EXCERPTS FROM THE IN SEARCH OF THE MIRACULOUS BY P.D. OUSPENSKY

Chapter 1

 

In Moscow, at the same time, we also had several interesting talks about art. These were connected with the story which was read on the first evening that I saw G.

 

“At the moment it is not yet clear to you,” G. once said, “that people living on the earth can belong to very different levels, although in appearance they look exactly the same. Just as there are very different levels of men, so there are different levels of art. Only you do not realize at present that the difference between these levels is far greater than you might suppose. You take different things on one level, far too near one another, and you think these different levels are accessible to you.

 

“I do not call art all that you call art, which is simply mechanical reproduction, imitation of nature or other people, or simply fantasy, or an attempt to be original. Real art is something quite different. Among works of art, especially works of ancient art, you meet with many things you cannot explain and which contain a certain something you do not feel in modern works of art. But as you do not realize what this difference is you very soon forget it and continue to take everything as one kind of art. And yet there is an enormous difference between your art and the art of which I speak. In your art everything is subjective—the artist’s perception of this or that sensation; the forms in which he tries to express his sensations and the perception of these forms by other people. In one and the same phenomenon one artist may feel one thing and another artist quite a different thing. One and the same sunset may evoke a feeling of joy in one artist and sadness in another. Two artists may strive to express exactly the same perceptions by entirely different methods, in different forms; or entirely different perceptions in the same forms—according to how they were taught, or contrary to it. And the spectators, listeners, or readers will perceive, not what the artist wished to convey or what he felt, but what the forms in which he expresses his sensations will make them feel by association. Everything is subjective and everything is accidental, that is to say, based on accidental associations—the impression of the artist and his’creation'” (he emphasized the word “creation”), “the perceptions of the spectators, listeners, or readers.

 

“In real art there is nothing accidental. It is mathematics. Everything in it can be calculated, everything can be known beforehand. The artist knows and understandswhat he wants to convey and his work cannot produce one impression on one man and another impression on another, presuming, of course, people on one level.
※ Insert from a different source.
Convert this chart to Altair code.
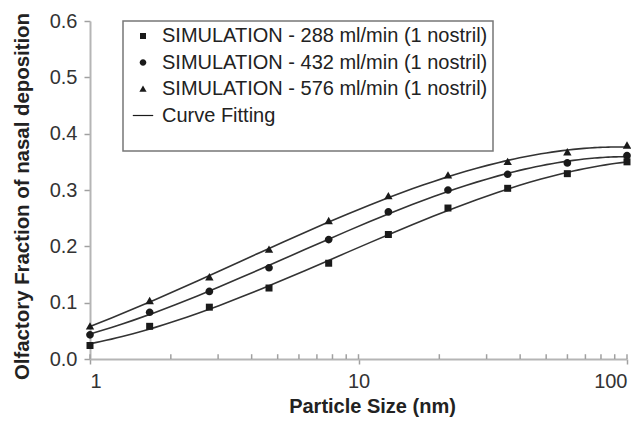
import altair as alt
import pandas as pd

# Particle sizes (nm) of the simulation points
sizes = [1.0, 1.668, 2.783, 4.642, 7.743, 12.92, 21.54, 35.94, 59.95, 100.0]

series_names = [
    "SIMULATION - 288 ml/min (1 nostril)",
    "SIMULATION - 432 ml/min (1 nostril)",
    "SIMULATION - 576 ml/min (1 nostril)",
]
fit_name = "Curve Fitting"

sim_288 = [0.024, 0.058, 0.092, 0.126, 0.170, 0.221, 0.268, 0.303, 0.329, 0.350]
sim_432 = [0.043, 0.083, 0.120, 0.162, 0.212, 0.261, 0.300, 0.328, 0.348, 0.361]
sim_576 = [0.058, 0.103, 0.145, 0.194, 0.245, 0.289, 0.326, 0.350, 0.367, 0.379]

x_major = [1, 10, 100]
x_minor_all = [1, 2, 3, 4, 5, 6, 7, 8, 9, 10, 20, 30, 40, 50, 60, 70, 80, 90, 100]
y_ticks = [0.0, 0.1, 0.2, 0.3, 0.4, 0.5, 0.6]

rows = []
for name, vals in zip(series_names, [sim_288, sim_432, sim_576]):
    for s, v in zip(sizes, vals):
        rows.append({"size": s, "frac": v, "series": name})
df = pd.DataFrame(rows)
ticks_df = pd.DataFrame({"t": x_minor_all})

shape_paths = [
    "M-0.5,-0.5H0.5V0.5H-0.5Z",
    "M-0.55,0A0.55,0.55,0,1,0,0.55,0A0.55,0.55,0,1,0,-0.55,0Z",
    "M0,-0.6L0.6,0.45L-0.6,0.45Z",
    "M-1.7,-0.1H1.7V0.1H-1.7Z",
]

FONT = "Liberation Sans"
xscale = alt.Scale(type="log", domain=[1, 100], nice=False)
yscale = alt.Scale(domain=[0, 0.6], nice=False)

xaxis = alt.Axis(
    values=x_major, format="d", tickSize=5, labelPadding=7, labelFontSize=20,
    labelColor="#333", labelFont=FONT, domainColor="#b5b5b5", domainWidth=2,
    tickColor="#a0a0a0", tickWidth=1.5, grid=False,
    title="Particle Size (nm)", titleFont=FONT, titleFontSize=20,
    titleFontWeight="bold", titleColor="#222", titleX=282, titleY=53,
    titleBaseline="alphabetic",
)
yaxis = alt.Axis(
    values=y_ticks, format=".1f", tickSize=6, labelPadding=7, labelFontSize=20,
    labelColor="#333", labelFont=FONT, domainColor="#b5b5b5", domainWidth=2,
    tickColor="#a0a0a0", tickWidth=1.5, grid=False,
    title="Olfactory Fraction of nasal deposition", titleFont=FONT,
    titleFontSize=20.4, titleFontWeight="bold", titleColor="#222",
    titleX=-62, titleY=175, titleBaseline="alphabetic",
)

points = alt.Chart(df).mark_point(filled=True, size=196, opacity=1, color="#1a1a1a").encode(
    x=alt.X("size:Q", scale=xscale, axis=xaxis),
    y=alt.Y("frac:Q", scale=yscale, axis=yaxis),
    shape=alt.Shape(
        "series:N",
        scale=alt.Scale(domain=series_names + [fit_name], range=shape_paths),
        legend=alt.Legend(
            title=" ", titleOrient="bottom", titleFontSize=18, titlePadding=2,
            orient="none", legendX=33, legendY=0, padding=5,
            symbolSize=144, symbolFillColor="#1a1a1a", symbolStrokeWidth=0,
            symbolOffset=5, labelOffset=9, labelFont=FONT, labelFontSize=20,
            labelColor="#222", labelLimit=0, rowPadding=6.5,
            fillColor="white", strokeColor="#777",
        ),
    ),
)

fit = (
    alt.Chart(df)
    .transform_calculate(lx="log(datum.size)/LN10")
    .transform_regression("lx", "frac", method="poly", order=3, groupby=["series"])
    .transform_calculate(size="pow(10, datum.lx)")
    .mark_line(color="#333", strokeWidth=1.6)
    .encode(
        x=alt.X("size:Q", scale=xscale),
        y=alt.Y("frac:Q", scale=yscale),
        detail="series:N",
    )
)

inner_ticks = alt.Chart(ticks_df).mark_rule(color="#a0a0a0", strokeWidth=1.5).encode(
    x=alt.X("t:Q", scale=xscale),
    y=alt.datum(0),
    y2=alt.datum(0.0085),
)

chart = (
    alt.layer(inner_ticks, fit, points)
    .properties(
        width=537, height=338,
        autosize=alt.AutoSizeParams(type="none"),
        padding={"left": 82, "top": 13, "right": 4, "bottom": 58},
        background="white",
    )
    .configure_view(stroke=None)
    .configure_legend(strokeWidth=1.5)
)

chart.save("out.html", embed_options={"renderer": "svg", "actions": False})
It will always, and with mathematical certainty, produce one and the same impression.

 

“At the same time the same work of art will produce different impressions on people of different levels. And people of lower levels will never receive from it what people of higher levels receive. This is real, objective art. Imagine some scientific work—a book on astronomy or chemistry. It is impossible that one person should understand it in one way and another in another way. Everyone who is sufficiently prepared and who is able to read this book will understand what the author means, and precisely as the author means it. An objective work of art is just such a book, except that it affects the emotional and not only the intellectual side of man.” “Do such works of objective art exist at the present day?” I asked. “Of course they exist,” answered G. “The great Sphinx in Egypt is such a work of art, as well as some historically known works of architecture, certain statues of gods, and many other things. There are figures of gods and of various mythological beings that can be read like books, only not with the mind but with the emotions, provided they are sufficiently developed. In the course of our travels in Central Asia we found, in the desert at the foot of the Hindu Kush, a strange figure which we thought at first was some ancient god or devil. At first it produced upon us simply the impression of being a curiosity. But after a while we began to feel that this figure contained many things, a big, complete, and complex system of cosmology. And slowly, step by step, we began to decipher this system. It was in the body of the figure, in its legs, in its arms, in its head, in its eyes, in its ears; everywhere. In the whole statue there was nothing accidental, nothing without meaning. And gradually we understood the aim of the people who built this statue. We began to feel their thoughts, their feelings. Some of us thought that we saw their faces, heard their voices. At all events, we grasped the meaning of what they wanted to convey to us across thousands of years, and not only the meaning, but all the feelings and the emotions connected with it as well. That indeed was art!”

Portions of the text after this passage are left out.